Get the elapsed time for the timer “name” in seconds.

Arguments:
  • p – a SUNProfiler object

  • name – the name for the profiling region of interest

  • time – upon return, the elapsed time for the timer

Returns:
  • Returns zero if successful, or non-zero if an error occurred

int SUNProfiler_GetTimerResolution(SUNProfiler p, double *resolution)

Get the timer resolution in seconds.

Arguments:
  • p – a SUNProfiler object

  • resolution – upon return, the resolution for the timer

Returns:
  • Returns zero if successful, or non-zero if an error occurred

int SUNProfiler_Print(SUNProfiler p, FILE *fp)

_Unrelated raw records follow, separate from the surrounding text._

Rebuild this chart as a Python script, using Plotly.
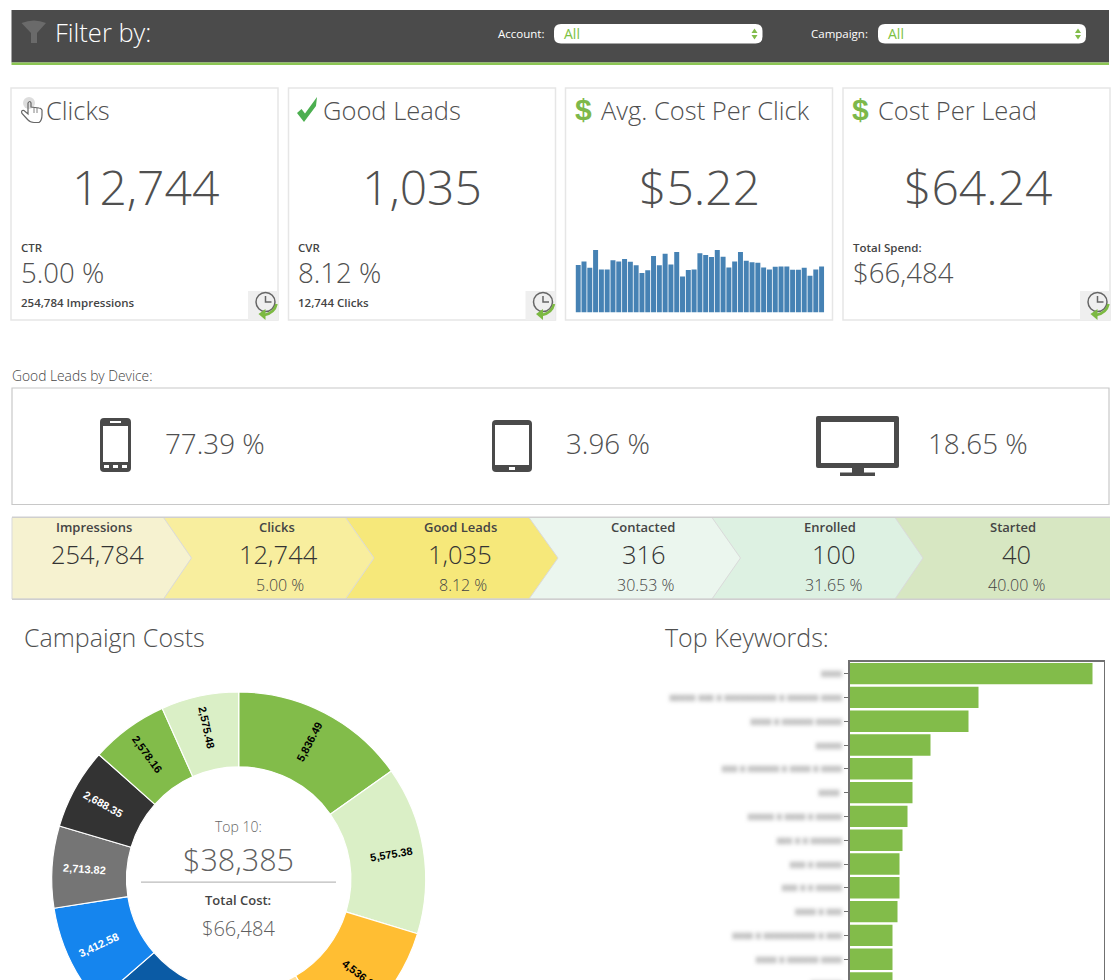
import math
import plotly.graph_objects as go

W, H = 1120, 1080  # the figure runs past the 980px window so the donut and the bars crop at the bottom

# ---- data ----
cpc_daily = [5.50, 5.92, 5.19, 7.24, 4.99, 4.99, 6.04, 5.92, 6.19, 5.88, 5.46, 4.57, 4.88, 6.54, 5.46,
             6.81, 5.57, 7.00, 4.18, 4.91, 4.99, 6.85, 6.66, 6.42, 7.24, 6.46, 5.22, 5.92, 7.00, 6.00,
             5.81, 5.77, 5.22, 4.99, 5.30, 5.34, 5.34, 4.95, 4.95, 5.19, 4.26, 4.99, 5.34]
campaign_costs = [5836.49, 5575.38, 4536.20, 4310.00, 4160.00, 3412.58, 2713.82, 2688.35, 2578.16, 2575.48]
campaign_colors = ["#82BC4A", "#DAEFC6", "#FFBE33", "#FFDE99", "#0B5BA5", "#1585EE", "#757575", "#333333", "#82BC4A", "#DAEFC6"]
campaign_text = ["#000000", "#000000", "#000000", "#000000", "#FFFFFF", "#FFFFFF", "#FFFFFF", "#FFFFFF", "#000000", "#000000"]
# The reference blurs these labels out, so the strings are length-matched placeholders.
keyword_labels = ["xxxx", "xxxxx xxx x xxxxxxxxxx x xxxxxx xxxx", "xxxx x xxxxxx xxxxx", "xxxxx", "xxx x xxxxxx x xxxx x xxxx",
                  "xxxx ", "xxxxx x xxxx x xxxxx", "xxx x x xxxxxx", "xxx x xxxxx", "xxx x x xxxxx", "xxxx x xxx",
                  "xxxx x xxxxxxxxxx x xxx", "xxxx x xxxxxx xxxx", "xxxxxx"]
keyword_values = [243, 129, 119, 81, 63, 63, 58, 53, 50, 50, 48, 43, 43, 43]
funnel_names = ["Impressions", "Clicks", "Good Leads", "Contacted", "Enrolled", "Started"]
funnel_values = ["254,784", "12,744", "1,035", "316", "100", "40"]
funnel_rates = ["", "5.00 %", "8.12 %", "30.53 %", "31.65 %", "40.00 %"]
funnel_colors = ["#F6F2D0", "#F8EE9E", "#F6E87A", "#EBF6EE", "#DDF1E2", "#D7E7C2"]

FONT = "Open Sans"
GREEN = "#82BC4A"
TXT = "#505050"


def X(p):
    return p / W


def Y(p):
    return 1 - p / H


shapes = []
annots = []


def rect(x0, y0, x1, y1, fill="rgba(0,0,0,0)", line=None, lw=0):
    shapes.append(dict(type="rect", layer="below", xref="paper", yref="paper", x0=X(x0), x1=X(x1), y0=Y(y1), y1=Y(y0),
                       fillcolor=fill, line=dict(color=line or fill, width=lw)))


def path(cmds, fill="rgba(0,0,0,0)", line=None, lw=0):
    out = []
    is_x = True
    for tok in cmds.split():
        if tok[0].isalpha():
            out.append(tok)
            is_x = True
        else:
            v = float(tok)
            out.append(f"{X(v) if is_x else Y(v):.5f}")
            is_x = not is_x
    shapes.append(dict(type="path", layer="below", xref="paper", yref="paper", path=" ".join(out),
                       fillcolor=fill, line=dict(color=line or "rgba(0,0,0,0)", width=lw)))


def rrect(x0, y0, x1, y1, r, fill):
    path(f"M {x0+r} {y0} L {x1-r} {y0} Q {x1} {y0} {x1} {y0+r} L {x1} {y1-r} Q {x1} {y1} {x1-r} {y1} "
         f"L {x0+r} {y1} Q {x0} {y1} {x0} {y1-r} L {x0} {y0+r} Q {x0} {y0} {x0+r} {y0} Z", fill=fill)


def text(x, y, s, size, color=TXT, weight=300, anchor="left", family=FONT, angle=0):
    annots.append(dict(xref="paper", yref="paper", x=X(x), y=Y(y), text=s, showarrow=False,
                       xanchor=anchor, yanchor="middle", borderpad=0, borderwidth=0, textangle=angle,
                       font=dict(family=family, size=size, color=color, weight=weight)))


# ---- header ----
rect(11.5, 10, 1109, 62.5, fill="#4B4B4B")
rect(11.5, 62.5, 1109, 65, fill="#8CC653")
path("M 21.5 23 Q 34 18 46 23 L 37 33 L 37 43 L 31 43 L 31 33 Z", fill="#6A6A6A")
text(54.5, 31.5, "Filter by:", 25.5, "#FFFFFF")
text(544, 33.5, "Account:", 11.5, "#FFFFFF", 400, "right")
text(868, 33.5, "Campaign:", 11.5, "#FFFFFF", 400, "right")
for x0, x1 in [(554, 762.5), (878, 1086)]:
    rrect(x0, 24, x1, 43.5, 7, "#FFFFFF")
    text(x0 + 10, 33, "All", 14, "#7CC142", 400)
    ax = x1 - 8
    path(f"M {ax-3} 33 L {ax+3} 33 L {ax} 28.5 Z", fill=GREEN)
    path(f"M {ax-3} 35 L {ax+3} 35 L {ax} 39.5 Z", fill=GREEN)

# ---- KPI cards ----
for x0, x1 in [(11, 278), (288.5, 555.5), (565.5, 832.5), (843, 1110)]:
    rect(x0, 88, x1, 320, fill="#FFFFFF", line="#E6E6E6", lw=1.5)


def clock(x1):
    rect(x1 - 30, 291, x1, 320, fill="#EFEFEF")
    cx, cy = x1 - 12.5, 302
    shapes.append(dict(type="circle", layer="below", xref="paper", yref="paper", x0=X(cx - 9.5), x1=X(cx + 9.5),
                       y0=Y(cy + 9.5), y1=Y(cy - 9.5), line=dict(color="#666666", width=1.5)))
    path(f"M {cx} {cy-6} L {cx} {cy} L {cx+6} {cy}", line="#666666", lw=1.5)
    path(f"M {cx+11} {cy+2} Q {cx+9} {cy+11} {cx-1} {cy+13}", line="#7CB942", lw=2.6)
    path(f"M {cx-7} {cy+12} L {cx} {cy+7} L {cx} {cy+18} Z", fill="#7CB942")


for xr in (278, 555.5, 1110):
    clock(xr)

# hand
shapes.append(dict(type="circle", layer="below", xref="paper", yref="paper", x0=X(23), x1=X(35), y0=Y(109), y1=Y(97),
                   fillcolor="#DDDDDD", line=dict(width=0)))
path("M 28 103 L 28 114 L 24 110.5 Q 20.5 110 22 113.5 L 28 120 Q 30 122.5 34 122.5 L 39 122.5 "
     "Q 42 120.5 42 115 L 42 110 Q 41 108 39 108 L 31 107 L 31 103 Q 30 100 28 103 Z", line="#666666", lw=1.2)
path("M 34 108 L 34 113 M 37 108 L 37 113", line="#666666", lw=0.8)
# check mark
path("M 297 113 L 301.5 109 L 305 113.5 L 317 97 L 316 106 L 304 122 Z", fill="#4CAF50")
text(583, 109, "$", 30, "#7DB84A", 700, "center", "Liberation Sans")
text(860.5, 109, "$", 30, "#7DB84A", 700, "center", "Liberation Sans")

text(46, 110, "Clicks", 25.5)
text(323.5, 110, "Good Leads", 25.5)
text(600.5, 110, "Avg. Cost Per Click", 25.5)
text(878, 110, "Cost Per Lead", 25.5)

text(145, 186, "12,744", 48, anchor="center")
text(422, 186, "1,035", 48, anchor="center")
text(699.5, 186, "$5.22", 48, anchor="center")
text(977.5, 186, "$64.24", 48, anchor="center")

text(21, 247, "CTR", 11.5, "#444444", 600)
text(298, 247, "CVR", 11.5, "#444444", 600)
text(853, 247, "Total Spend:", 11.5, "#444444", 600)
text(21, 272, "5.00 %", 27.6)
text(298, 272, "8.12 %", 27.6)
text(853, 272, "$66,484", 27.6)
text(21, 302, "254,784 Impressions", 11.5, "#444444", 600)
text(298, 302, "12,744 Clicks", 11.5, "#444444", 600)

# ---- device box ----
text(12, 375, "Good Leads by Device:", 13.8, "#444444")
rect(12, 388, 1109, 504.5, fill="#FFFFFF", line="#C8C8C8", lw=1.2)
DEV = "#4A4A4A"
rrect(100, 418, 131, 472, 4, DEV)
rect(103, 426, 128, 462, fill="#FFFFFF")
rect(110, 421, 121, 423, fill="#FFFFFF")
for dx in (104, 113, 122):
    rect(dx, 465, dx + 5, 468, fill="#FFFFFF")
rrect(492, 420, 532, 472, 4, DEV)
rect(495, 425, 529, 465, fill="#FFFFFF")
rect(509, 467, 515, 470, fill="#FFFFFF")
rrect(816, 416, 899, 468, 2, DEV)
rect(821, 422, 894, 463, fill="#FFFFFF")
rect(852, 468, 864, 473, fill=DEV)
rect(840, 472.5, 875, 476, fill=DEV)
text(165, 443, "77.39 %", 27.8)
text(566, 443, "3.96 %", 27.8)
text(928, 443, "18.65 %", 27.8)

# ---- funnel ----
edges = [(12, 12), (163.5, 191.5), (345.5, 374), (529, 558), (712, 740.5), (895, 923), (1110, 1110)]
ft, fb, fm = 517.5, 599, 558
for i in range(5, -1, -1):
    (a, atip), (b, btip) = edges[i], edges[i + 1]
    p = f"M {a} {ft} L {b} {ft} L {btip} {fm} L {b} {fb} L {a} {fb} Z"
    path(p, fill=funnel_colors[i], line="#DADADA" if i < 5 else None, lw=1 if i < 5 else 0)
rect(12, 516.5, 1110, 518, fill="#CFCFCF")
rect(12, 598.5, 1110, 600, fill="#CFCFCF")
name_x = [94, 277, 460, 643, 830, 1013]
val_x = [97, 278, 460, 644, 834, 1016]
rate_x = [0, 280, 463, 646, 834, 1017]
for i in range(6):
    text(name_x[i], 526.5, funnel_names[i], 13, "#444444", 600, "center")
    text(val_x[i], 554, funnel_values[i], 25.5, "#333333", 300, "center")
    if funnel_rates[i]:
        text(rate_x[i], 584.5, funnel_rates[i], 16, "#444444", 300, "center")

# ---- bottom headings and donut centre ----
text(23.5, 637, "Campaign Costs", 25)
text(665, 637, "Top Keywords:", 25)
text(238, 826.5, "Top 10:", 14, "#666666", 300, "center")
text(238, 859, "$38,385", 30.5, "#5F5F5F", 300, "center")
rect(141, 881.5, 336, 882.7, fill="#BBBBBB")
text(238, 900, "Total Cost:", 13, "#444444", 600, "center")
text(238, 928, "$66,484", 20, "#5F5F5F", 300, "center")

# Donut value labels: each sits on its slice's middle angle, worked out from the costs.
CX, CY, LABEL_R = 238.7, 879, 155
total_cost = sum(campaign_costs)
running = 0
for cost, tcol in zip(campaign_costs, campaign_text):
    mid = (running + cost / 2) / total_cost * 360
    running += cost
    rad = math.radians(mid)
    tilt = mid - 90 if mid < 180 else mid - 270
    text(CX + LABEL_R * math.sin(rad), CY - LABEL_R * math.cos(rad), f"{cost:,.2f}", 11, tcol, 700, "center",
         "Liberation Sans", tilt)

fig = go.Figure()
fig.add_trace(go.Bar(x=list(range(1, len(cpc_daily) + 1)), y=cpc_daily, width=0.86,
                     marker=dict(color="#4682B4", line=dict(width=0)), xaxis="x", yaxis="y", hoverinfo="skip"))
fig.add_trace(go.Bar(x=keyword_values, y=keyword_labels, orientation="h", width=0.9,
                     marker=dict(color="#82BC4A", line=dict(width=0)), xaxis="x2", yaxis="y2", hoverinfo="skip"))
fig.add_trace(go.Pie(values=campaign_costs, sort=False, direction="clockwise", rotation=0, hole=0.6,
                     marker=dict(colors=campaign_colors, line=dict(color="#FFFFFF", width=1.2)),
                     textinfo="none", domain=dict(x=[X(51.7), X(425.7)], y=[Y(1066), Y(692)]),
                     hoverinfo="skip", automargin=False))

band = 23.8
fig.update_layout(
    width=W, height=H, margin=dict(l=0, r=0, t=0, b=0, pad=0), showlegend=False,
    paper_bgcolor="#FFFFFF", plot_bgcolor="rgba(0,0,0,0)", barmode="overlay",
    shapes=shapes, annotations=annots,
    xaxis=dict(domain=[X(575.3), X(824.5)], range=[0.5, len(cpc_daily) + 0.5], visible=False, fixedrange=True),
    yaxis=dict(domain=[Y(312.5), Y(250)], range=[0, max(cpc_daily)], visible=False, fixedrange=True),
    xaxis2=dict(domain=[X(849.5), X(1103.5)], range=[0, 254], anchor="y2", side="top", showticklabels=False,
                ticks="", showgrid=False, zeroline=False, showline=True, linecolor="#707070", linewidth=1.5,
                fixedrange=True),
    yaxis2=dict(domain=[0, Y(661.7)], anchor="x2", type="category", range=[(H - 661.7) / band - 0.5, -0.5],
                ticks="outside", ticklen=4, tickcolor="#707070", tickwidth=1, showgrid=False, zeroline=False,
                showline=True, linecolor="#707070", linewidth=1.5, mirror=True, dtick=1,
                tickfont=dict(family=FONT, size=10, color="#444444"), fixedrange=True),
)

post = """
document.documentElement.style.overflow='hidden';
document.body.style.margin='0';
document.body.style.height='980px';
document.body.style.overflow='hidden';
var s=document.createElement('style');
s.textContent='.y2tick text{filter:blur(2px);}';
document.head.appendChild(s);
"""
fig.write_html("out.html", config=dict(displayModeBar=False, staticPlot=True), post_script=post)
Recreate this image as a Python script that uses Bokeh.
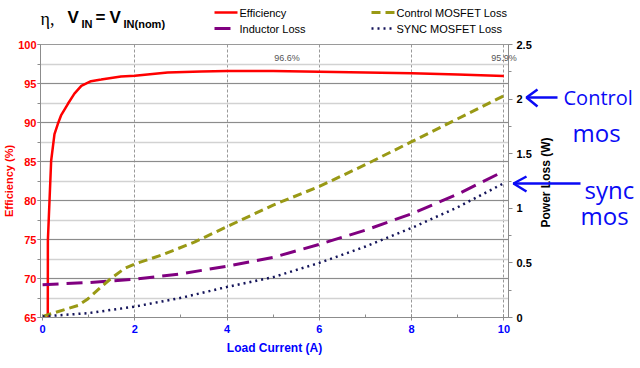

Prints out a profiling summary. When constructed with an MPI comm the summary will include the average and maximum time per rank (in seconds) spent in each marked up region.

Arguments:
  • p – a SUNProfiler object

  • fp – the file handler to print to

Returns:
  • Returns zero if successful, or non-zero if an error occurred

int SUNProfiler_Reset(SUNProfiler p)

Resets the region timings and counters to zero.

Arguments:
  • p – a SUNProfiler object

Returns:
  • Returns zero if successful, or non-zero if an error occurred

2.6.3. Example Usage

The following is an excerpt from the CVODE example code examples/cvode/serial/cvAdvDiff_bnd.c. It is applicable to any of the SUNDIALS solver packages.

SUNContext ctx;
SUNProfiler profobj;

/* Create the SUNDIALS context */
retval = SUNContext_Create(SUN_COMM_NULL, &ctx);

/* Get a reference to the profiler */
retval = SUNContext_GetProfiler(ctx, &profobj);

/* ... */

SUNDIALS_MARK_BEGIN(profobj, "Integration loop");
umax = N_VMaxNorm(u);
PrintHeader(reltol, abstol, umax);
for(iout=1, tout=T1; iout <= NOUT; iout++, tout += DTOUT) {
   retval = CVode(cvode_mem, tout, u, &t, CV_NORMAL);
   umax = N_VMaxNorm(u);
   retval = CVodeGetNumSteps(cvode_mem, &nst);
   PrintOutput(t, umax, nst);
}
SUNDIALS_MARK_END(profobj, "Integration loop");
PrintFinalStats(cvode_mem);  /* Print some final statistics   */

2.6.4. Other Considerations

If many regions are being timed, it may be necessary to increase the maximum number of profiler entries (the default is 2560). This can be done by setting the environment variable SUNPROFILER_MAX_ENTRIES.